There are some things that you and our neighbors can do to make year-round rider easier. For starters, safe, heated, indoor bike parking makes a big difference. This should be available in all public buildings and many businesses. There is indoor bike parking in Burlington's City Hall, for example, but it is squeezed into the basement and you have to hang your bike up on a hook, which is challenging and also doesn't really work if your bike has fenders. It is a step in the right direction, but still falls short. Indoor parking is important because it enables a bike rider to lock and unlock their bike without getting frozen fingers. This may seem like a minor detail, but when the temperature is in the single digits, locking and unlocking a bike turns into an ordeal. I also use front and rear lights in the day and at night. Indoor parking means I can turn on my lights just before leaving the heated area, avoiding freezing hands.
Streets need to be plowed right to the edge of the road. Often just the center of the road is plowed and salted, so that there is no room for a bicycle rider. State law mandates that cars give bicycles four feet of clearance. This becomes nearly impossible when the roads narrow because of plowing. In addition, protected bike lanes should be plowed and salted. These bike lanes should also not be used as a place to put snow when people plow their driveways and shovel their walkways.
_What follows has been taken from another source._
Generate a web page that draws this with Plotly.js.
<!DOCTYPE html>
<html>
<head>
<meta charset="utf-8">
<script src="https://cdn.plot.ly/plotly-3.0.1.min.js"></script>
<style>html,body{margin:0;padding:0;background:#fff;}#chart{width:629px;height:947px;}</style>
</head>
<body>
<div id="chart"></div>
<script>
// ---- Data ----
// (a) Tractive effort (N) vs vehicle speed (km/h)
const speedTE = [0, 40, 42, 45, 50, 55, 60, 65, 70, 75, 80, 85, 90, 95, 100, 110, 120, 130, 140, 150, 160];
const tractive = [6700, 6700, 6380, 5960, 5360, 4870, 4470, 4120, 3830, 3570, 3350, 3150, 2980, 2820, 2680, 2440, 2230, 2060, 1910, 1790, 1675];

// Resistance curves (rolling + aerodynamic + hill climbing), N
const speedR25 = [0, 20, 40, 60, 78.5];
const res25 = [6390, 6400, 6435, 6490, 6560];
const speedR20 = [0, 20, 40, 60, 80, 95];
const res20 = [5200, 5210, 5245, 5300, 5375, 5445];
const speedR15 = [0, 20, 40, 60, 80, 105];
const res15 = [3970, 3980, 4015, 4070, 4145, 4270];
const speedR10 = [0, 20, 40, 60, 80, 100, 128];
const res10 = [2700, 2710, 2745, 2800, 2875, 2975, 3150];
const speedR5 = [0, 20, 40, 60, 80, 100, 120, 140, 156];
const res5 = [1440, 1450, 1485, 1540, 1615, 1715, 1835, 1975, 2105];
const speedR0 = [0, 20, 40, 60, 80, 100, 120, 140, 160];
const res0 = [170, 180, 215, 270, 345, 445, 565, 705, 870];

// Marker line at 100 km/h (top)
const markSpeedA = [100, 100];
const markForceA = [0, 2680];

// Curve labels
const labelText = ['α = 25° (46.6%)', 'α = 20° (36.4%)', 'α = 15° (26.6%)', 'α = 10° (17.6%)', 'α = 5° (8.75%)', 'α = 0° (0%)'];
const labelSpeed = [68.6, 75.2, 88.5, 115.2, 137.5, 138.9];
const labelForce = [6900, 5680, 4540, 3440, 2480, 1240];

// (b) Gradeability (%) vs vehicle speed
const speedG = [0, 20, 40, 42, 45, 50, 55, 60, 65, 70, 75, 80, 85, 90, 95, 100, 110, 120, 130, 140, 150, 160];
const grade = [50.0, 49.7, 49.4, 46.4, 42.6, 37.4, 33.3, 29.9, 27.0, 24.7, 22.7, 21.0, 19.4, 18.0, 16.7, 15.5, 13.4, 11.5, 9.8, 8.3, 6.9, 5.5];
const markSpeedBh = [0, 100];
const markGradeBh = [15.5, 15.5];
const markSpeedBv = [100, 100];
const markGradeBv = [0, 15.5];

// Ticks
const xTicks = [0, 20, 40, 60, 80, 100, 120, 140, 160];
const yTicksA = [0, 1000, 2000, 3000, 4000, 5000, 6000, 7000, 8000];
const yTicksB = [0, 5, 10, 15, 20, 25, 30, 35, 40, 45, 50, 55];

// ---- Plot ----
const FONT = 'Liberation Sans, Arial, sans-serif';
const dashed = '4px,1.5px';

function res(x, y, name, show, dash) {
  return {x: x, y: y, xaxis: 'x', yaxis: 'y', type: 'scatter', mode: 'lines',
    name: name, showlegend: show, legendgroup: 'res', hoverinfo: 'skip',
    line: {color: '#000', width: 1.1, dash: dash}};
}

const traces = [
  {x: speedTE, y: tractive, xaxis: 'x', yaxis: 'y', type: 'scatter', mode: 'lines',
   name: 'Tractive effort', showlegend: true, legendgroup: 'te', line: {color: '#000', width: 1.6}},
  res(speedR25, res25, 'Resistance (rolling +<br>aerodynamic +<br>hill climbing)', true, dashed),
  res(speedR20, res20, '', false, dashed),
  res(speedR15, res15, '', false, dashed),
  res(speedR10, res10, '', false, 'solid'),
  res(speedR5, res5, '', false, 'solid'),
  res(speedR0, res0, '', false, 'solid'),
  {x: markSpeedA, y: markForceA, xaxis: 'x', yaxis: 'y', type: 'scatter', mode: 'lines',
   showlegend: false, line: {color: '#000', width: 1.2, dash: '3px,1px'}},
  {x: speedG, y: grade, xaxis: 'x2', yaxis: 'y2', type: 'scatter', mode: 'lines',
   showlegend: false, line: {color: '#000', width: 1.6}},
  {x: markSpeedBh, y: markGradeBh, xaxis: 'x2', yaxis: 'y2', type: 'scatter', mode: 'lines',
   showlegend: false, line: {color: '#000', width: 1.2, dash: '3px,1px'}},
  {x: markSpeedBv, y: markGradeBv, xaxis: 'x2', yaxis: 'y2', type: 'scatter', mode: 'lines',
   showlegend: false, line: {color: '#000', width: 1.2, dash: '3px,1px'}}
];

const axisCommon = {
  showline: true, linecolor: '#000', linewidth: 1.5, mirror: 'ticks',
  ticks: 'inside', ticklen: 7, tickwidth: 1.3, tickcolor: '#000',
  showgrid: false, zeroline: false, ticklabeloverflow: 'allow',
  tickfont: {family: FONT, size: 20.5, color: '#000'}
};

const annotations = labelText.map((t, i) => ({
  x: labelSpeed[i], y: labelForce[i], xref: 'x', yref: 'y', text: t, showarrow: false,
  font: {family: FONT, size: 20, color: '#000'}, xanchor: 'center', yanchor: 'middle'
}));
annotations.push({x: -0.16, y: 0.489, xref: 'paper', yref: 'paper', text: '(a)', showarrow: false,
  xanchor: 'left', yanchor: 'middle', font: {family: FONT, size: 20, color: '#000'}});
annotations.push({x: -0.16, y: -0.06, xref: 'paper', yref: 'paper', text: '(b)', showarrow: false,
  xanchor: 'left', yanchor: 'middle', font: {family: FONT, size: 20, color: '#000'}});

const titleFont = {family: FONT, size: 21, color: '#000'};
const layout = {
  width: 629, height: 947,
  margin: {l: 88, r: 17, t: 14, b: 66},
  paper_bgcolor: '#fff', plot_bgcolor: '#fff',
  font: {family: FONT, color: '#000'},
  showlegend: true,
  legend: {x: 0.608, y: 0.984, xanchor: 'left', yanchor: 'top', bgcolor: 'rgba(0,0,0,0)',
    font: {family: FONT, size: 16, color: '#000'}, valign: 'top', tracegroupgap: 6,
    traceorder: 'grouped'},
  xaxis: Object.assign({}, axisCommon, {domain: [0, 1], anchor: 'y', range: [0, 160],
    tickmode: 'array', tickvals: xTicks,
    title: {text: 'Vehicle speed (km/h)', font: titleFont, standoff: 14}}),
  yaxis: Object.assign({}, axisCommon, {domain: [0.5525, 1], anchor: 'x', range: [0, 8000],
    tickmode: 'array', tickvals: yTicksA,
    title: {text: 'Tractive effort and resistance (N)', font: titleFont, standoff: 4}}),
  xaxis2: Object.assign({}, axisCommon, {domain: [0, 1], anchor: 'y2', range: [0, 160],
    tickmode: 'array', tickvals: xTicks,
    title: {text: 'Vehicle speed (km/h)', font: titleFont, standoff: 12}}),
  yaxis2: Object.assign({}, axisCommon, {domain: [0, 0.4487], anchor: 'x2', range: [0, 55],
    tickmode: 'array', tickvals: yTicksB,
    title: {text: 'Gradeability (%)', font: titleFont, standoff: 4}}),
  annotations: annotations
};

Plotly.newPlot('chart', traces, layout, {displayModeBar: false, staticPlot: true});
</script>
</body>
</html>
We must continue to move forward in making all of Vermont a more bike friendly state by implementing infrastructure changes including many more protected bike lanes and
bike paths. The infrastructure changes are happening, but very slowly. Many American and European cities have bike systems that function year round, even in cold weather. It is a question of political will. Last spring the Colchester Causeway was badly damaged by a storm. As summer approached, it looked as if the Causeway would be closed and the Local Motion Bike Ferry to South Hero would not be running. Governor Scott and other high level political figures decided that this was not acceptable and in an amazingly short period of time the Causeway was fixed and the Bike Ferry was up and running. This is a great example of how the state and towns can make biking better for Vermonters very quickly. We need to take an all-in approach to make the roads safer all four seasons for those of us who choose or have only the choice to bike commute.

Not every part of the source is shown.